### Exercise
Pictures do not belong in the copy. Return all of the entries exactly.

[Collected data entries]
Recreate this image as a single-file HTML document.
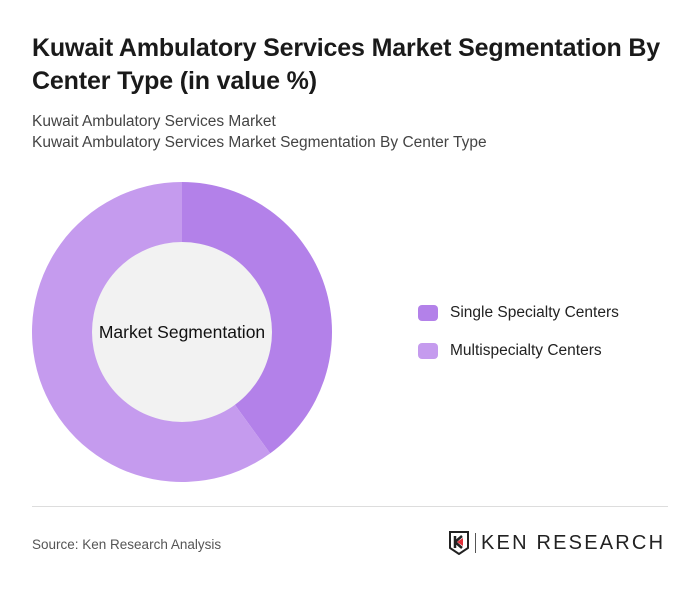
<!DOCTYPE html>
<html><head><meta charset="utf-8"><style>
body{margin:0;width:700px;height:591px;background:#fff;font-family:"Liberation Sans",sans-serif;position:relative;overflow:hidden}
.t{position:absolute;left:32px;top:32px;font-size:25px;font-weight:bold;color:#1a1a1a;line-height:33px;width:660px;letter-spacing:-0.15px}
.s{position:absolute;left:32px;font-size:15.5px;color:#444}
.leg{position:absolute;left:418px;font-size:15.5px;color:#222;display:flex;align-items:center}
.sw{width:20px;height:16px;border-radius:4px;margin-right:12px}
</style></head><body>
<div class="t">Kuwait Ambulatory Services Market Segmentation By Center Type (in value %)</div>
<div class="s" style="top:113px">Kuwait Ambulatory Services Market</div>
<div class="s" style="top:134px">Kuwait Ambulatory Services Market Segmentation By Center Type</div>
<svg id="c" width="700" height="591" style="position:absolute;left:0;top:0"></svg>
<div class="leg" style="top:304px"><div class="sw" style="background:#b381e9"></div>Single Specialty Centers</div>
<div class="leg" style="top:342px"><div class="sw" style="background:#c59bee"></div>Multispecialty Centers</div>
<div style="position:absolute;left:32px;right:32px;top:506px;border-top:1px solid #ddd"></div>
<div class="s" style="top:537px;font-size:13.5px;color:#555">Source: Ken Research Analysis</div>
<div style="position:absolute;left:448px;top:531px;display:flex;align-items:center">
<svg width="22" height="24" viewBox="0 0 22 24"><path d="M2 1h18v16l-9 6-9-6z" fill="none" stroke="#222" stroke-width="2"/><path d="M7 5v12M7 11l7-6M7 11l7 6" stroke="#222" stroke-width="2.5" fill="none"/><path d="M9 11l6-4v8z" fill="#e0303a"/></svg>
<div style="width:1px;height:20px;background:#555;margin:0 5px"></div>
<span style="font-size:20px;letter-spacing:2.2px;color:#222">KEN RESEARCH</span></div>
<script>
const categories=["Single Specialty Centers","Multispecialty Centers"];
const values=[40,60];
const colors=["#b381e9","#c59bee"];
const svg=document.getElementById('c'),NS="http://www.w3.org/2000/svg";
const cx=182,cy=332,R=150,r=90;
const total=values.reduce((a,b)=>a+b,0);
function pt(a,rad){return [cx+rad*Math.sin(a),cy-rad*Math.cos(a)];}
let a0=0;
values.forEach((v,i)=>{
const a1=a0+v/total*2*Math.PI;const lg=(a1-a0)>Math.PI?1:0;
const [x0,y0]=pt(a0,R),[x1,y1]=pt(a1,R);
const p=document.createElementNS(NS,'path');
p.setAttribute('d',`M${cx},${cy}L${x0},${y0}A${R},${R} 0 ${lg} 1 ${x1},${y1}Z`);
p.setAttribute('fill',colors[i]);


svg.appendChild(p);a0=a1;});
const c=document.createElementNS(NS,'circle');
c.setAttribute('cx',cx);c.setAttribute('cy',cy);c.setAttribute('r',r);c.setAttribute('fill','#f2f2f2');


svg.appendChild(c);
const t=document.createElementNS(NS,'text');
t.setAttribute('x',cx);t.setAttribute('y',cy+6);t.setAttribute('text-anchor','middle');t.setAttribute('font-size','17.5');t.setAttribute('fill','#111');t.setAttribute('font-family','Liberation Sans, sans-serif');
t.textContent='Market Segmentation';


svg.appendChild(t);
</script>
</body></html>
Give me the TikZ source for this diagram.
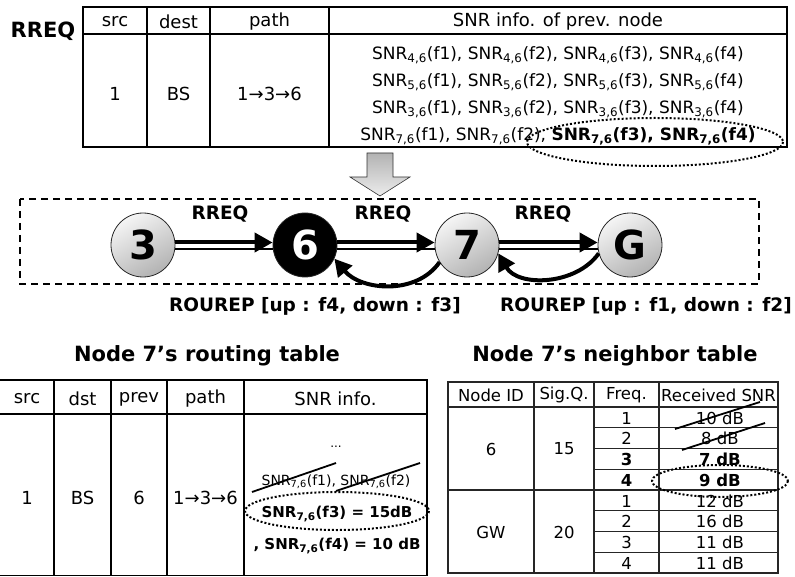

### Output for this task
Recreate this image as a single-file HTML document.
<!DOCTYPE html>
<html><head><meta charset="utf-8"><style>
body{margin:0;width:700px;height:591px;background:#fff;font-family:"Liberation Sans",sans-serif;position:relative;overflow:hidden}
.t{position:absolute;left:32px;top:32px;font-size:25px;font-weight:bold;color:#1a1a1a;line-height:33px;width:660px;letter-spacing:-0.15px}
.s{position:absolute;left:32px;font-size:15.5px;color:#444}
.leg{position:absolute;left:418px;font-size:15.5px;color:#222;display:flex;align-items:center}
.sw{width:20px;height:16px;border-radius:4px;margin-right:12px}
</style></head><body>
<div class="t">Kuwait Ambulatory Services Market Segmentation By Center Type (in value %)</div>
<div class="s" style="top:113px">Kuwait Ambulatory Services Market</div>
<div class="s" style="top:134px">Kuwait Ambulatory Services Market Segmentation By Center Type</div>
<svg id="c" width="700" height="591" style="position:absolute;left:0;top:0"></svg>
<div class="leg" style="top:304px"><div class="sw" style="background:#b381e9"></div>Single Specialty Centers</div>
<div class="leg" style="top:342px"><div class="sw" style="background:#c59bee"></div>Multispecialty Centers</div>
<div style="position:absolute;left:32px;right:32px;top:506px;border-top:1px solid #ddd"></div>
<div class="s" style="top:537px;font-size:13.5px;color:#555">Source: Ken Research Analysis</div>
<div style="position:absolute;left:448px;top:531px;display:flex;align-items:center">
<svg width="22" height="24" viewBox="0 0 22 24"><path d="M2 1h18v16l-9 6-9-6z" fill="none" stroke="#222" stroke-width="2"/><path d="M7 5v12M7 11l7-6M7 11l7 6" stroke="#222" stroke-width="2.5" fill="none"/><path d="M9 11l6-4v8z" fill="#e0303a"/></svg>
<div style="width:1px;height:20px;background:#555;margin:0 5px"></div>
<span style="font-size:20px;letter-spacing:2.2px;color:#222">KEN RESEARCH</span></div>
<script>
const categories=["Single Specialty Centers","Multispecialty Centers"];
const values=[40,60];
const colors=["#b381e9","#c59bee"];
const svg=document.getElementById('c'),NS="http://www.w3.org/2000/svg";
const cx=182,cy=332,R=150,r=90;
const total=values.reduce((a,b)=>a+b,0);
function pt(a,rad){return [cx+rad*Math.sin(a),cy-rad*Math.cos(a)];}
let a0=0;
values.forEach((v,i)=>{
const a1=a0+v/total*2*Math.PI;const lg=(a1-a0)>Math.PI?1:0;
const [x0,y0]=pt(a0,R),[x1,y1]=pt(a1,R);
const p=document.createElementNS(NS,'path');
p.setAttribute('d',`M${cx},${cy}L${x0},${y0}A${R},${R} 0 ${lg} 1 ${x1},${y1}Z`);
p.setAttribute('fill',colors[i]);


svg.appendChild(p);a0=a1;});
const c=document.createElementNS(NS,'circle');
c.setAttribute('cx',cx);c.setAttribute('cy',cy);c.setAttribute('r',r);c.setAttribute('fill','#f2f2f2');


svg.appendChild(c);
const t=document.createElementNS(NS,'text');
t.setAttribute('x',cx);t.setAttribute('y',cy+6);t.setAttribute('text-anchor','middle');t.setAttribute('font-size','17.5');t.setAttribute('fill','#111');t.setAttribute('font-family','Liberation Sans, sans-serif');
t.textContent='Market Segmentation';


svg.appendChild(t);
</script>
</body></html>
Give me the TikZ source for this diagram.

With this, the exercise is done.